* _DIRECTIVE_: Report back each line of the records that contains the string "with".

* _PROVIDED DATA_:
_ _ _ _

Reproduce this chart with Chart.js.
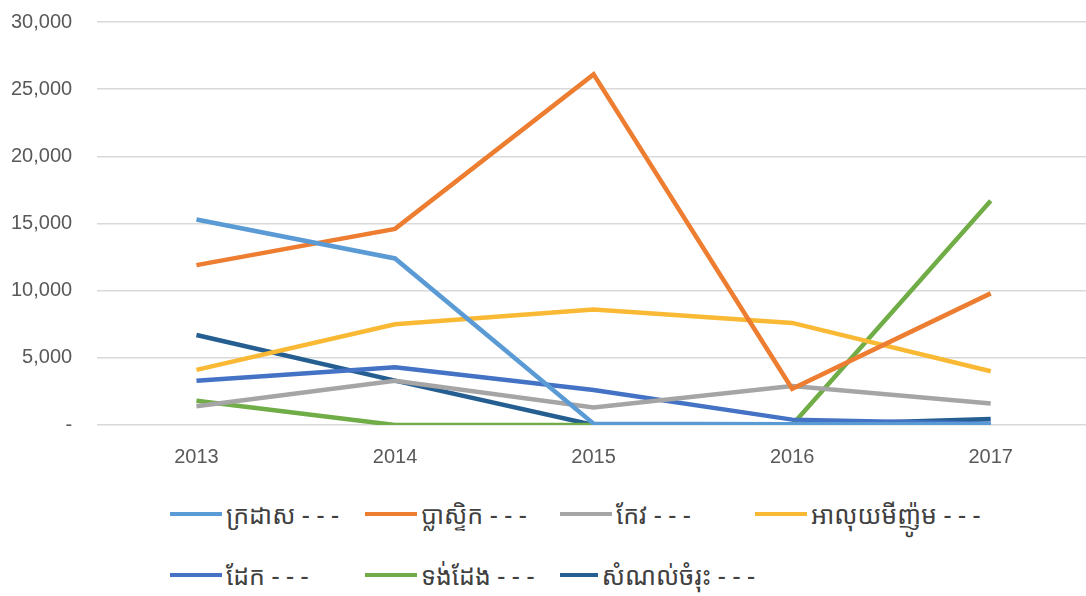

_ _ _ _

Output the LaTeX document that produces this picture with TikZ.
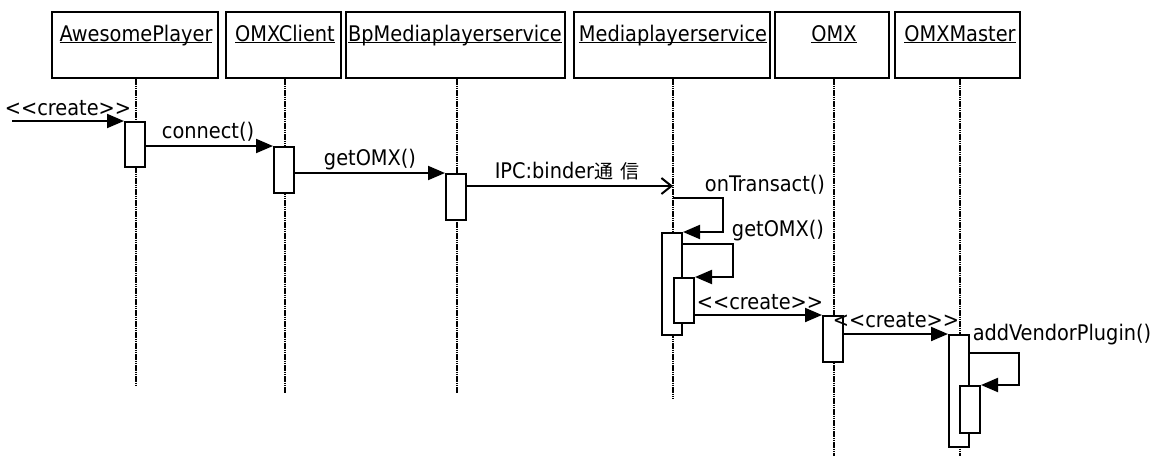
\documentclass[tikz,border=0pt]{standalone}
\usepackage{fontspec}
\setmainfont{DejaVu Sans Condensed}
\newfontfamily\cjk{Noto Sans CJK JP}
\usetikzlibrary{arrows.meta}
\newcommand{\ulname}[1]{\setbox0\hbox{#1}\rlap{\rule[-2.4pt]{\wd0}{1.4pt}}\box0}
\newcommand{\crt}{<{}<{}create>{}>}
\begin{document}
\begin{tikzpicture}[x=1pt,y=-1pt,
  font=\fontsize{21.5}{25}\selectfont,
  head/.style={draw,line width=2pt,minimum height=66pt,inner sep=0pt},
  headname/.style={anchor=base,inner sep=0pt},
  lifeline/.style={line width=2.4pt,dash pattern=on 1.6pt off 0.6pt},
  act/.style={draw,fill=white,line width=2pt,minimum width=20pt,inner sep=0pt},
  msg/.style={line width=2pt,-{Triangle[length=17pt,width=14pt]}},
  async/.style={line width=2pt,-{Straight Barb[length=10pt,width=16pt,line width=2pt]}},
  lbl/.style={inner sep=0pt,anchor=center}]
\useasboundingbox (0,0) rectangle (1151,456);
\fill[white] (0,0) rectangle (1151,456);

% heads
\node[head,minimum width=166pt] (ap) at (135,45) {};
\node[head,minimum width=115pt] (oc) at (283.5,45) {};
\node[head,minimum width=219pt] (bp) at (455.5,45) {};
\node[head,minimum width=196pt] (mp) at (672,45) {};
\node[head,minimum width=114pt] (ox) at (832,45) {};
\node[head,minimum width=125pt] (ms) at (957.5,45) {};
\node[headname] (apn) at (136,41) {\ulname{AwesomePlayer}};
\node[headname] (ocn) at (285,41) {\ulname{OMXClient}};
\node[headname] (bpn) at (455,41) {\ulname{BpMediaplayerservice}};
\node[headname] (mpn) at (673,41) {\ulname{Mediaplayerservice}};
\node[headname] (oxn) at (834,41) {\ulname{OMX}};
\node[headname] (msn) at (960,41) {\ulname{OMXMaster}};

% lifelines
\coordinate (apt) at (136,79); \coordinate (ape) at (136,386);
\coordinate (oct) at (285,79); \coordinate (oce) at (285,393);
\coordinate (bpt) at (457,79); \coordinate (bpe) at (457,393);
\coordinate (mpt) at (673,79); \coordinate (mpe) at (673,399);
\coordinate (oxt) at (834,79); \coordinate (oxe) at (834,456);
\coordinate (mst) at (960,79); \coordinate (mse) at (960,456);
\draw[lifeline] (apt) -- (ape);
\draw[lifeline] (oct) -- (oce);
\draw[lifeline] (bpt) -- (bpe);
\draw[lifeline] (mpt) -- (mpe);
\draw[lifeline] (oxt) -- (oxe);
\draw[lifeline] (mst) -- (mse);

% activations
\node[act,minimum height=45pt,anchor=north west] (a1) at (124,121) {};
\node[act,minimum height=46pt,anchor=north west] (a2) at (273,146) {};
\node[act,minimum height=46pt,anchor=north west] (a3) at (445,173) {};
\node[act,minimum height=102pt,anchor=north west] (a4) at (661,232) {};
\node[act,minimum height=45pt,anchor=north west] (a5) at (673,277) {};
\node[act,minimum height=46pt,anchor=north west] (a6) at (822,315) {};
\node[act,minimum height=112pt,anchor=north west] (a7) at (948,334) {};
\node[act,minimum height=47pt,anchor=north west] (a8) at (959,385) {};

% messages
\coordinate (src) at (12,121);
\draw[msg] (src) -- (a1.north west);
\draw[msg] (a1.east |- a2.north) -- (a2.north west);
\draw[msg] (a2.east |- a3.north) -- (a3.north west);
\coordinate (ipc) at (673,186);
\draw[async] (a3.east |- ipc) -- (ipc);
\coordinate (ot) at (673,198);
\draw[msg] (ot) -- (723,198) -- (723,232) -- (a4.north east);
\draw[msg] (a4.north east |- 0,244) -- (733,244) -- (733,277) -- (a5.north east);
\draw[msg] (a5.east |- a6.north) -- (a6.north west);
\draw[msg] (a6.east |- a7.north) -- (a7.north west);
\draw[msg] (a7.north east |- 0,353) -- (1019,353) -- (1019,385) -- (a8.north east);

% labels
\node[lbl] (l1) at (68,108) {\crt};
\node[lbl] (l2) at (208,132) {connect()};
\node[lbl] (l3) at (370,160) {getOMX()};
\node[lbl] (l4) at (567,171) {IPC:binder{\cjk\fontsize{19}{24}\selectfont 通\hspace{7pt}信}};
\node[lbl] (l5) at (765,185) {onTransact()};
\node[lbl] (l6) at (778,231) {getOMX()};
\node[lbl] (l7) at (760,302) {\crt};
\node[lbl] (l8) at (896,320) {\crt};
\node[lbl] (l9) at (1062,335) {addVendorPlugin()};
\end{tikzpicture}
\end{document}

_ _ _ _

* _WRITTEN RESPONSE_:
Reproduce this chart with Chart.js.
Output the LaTeX document that produces this picture with TikZ.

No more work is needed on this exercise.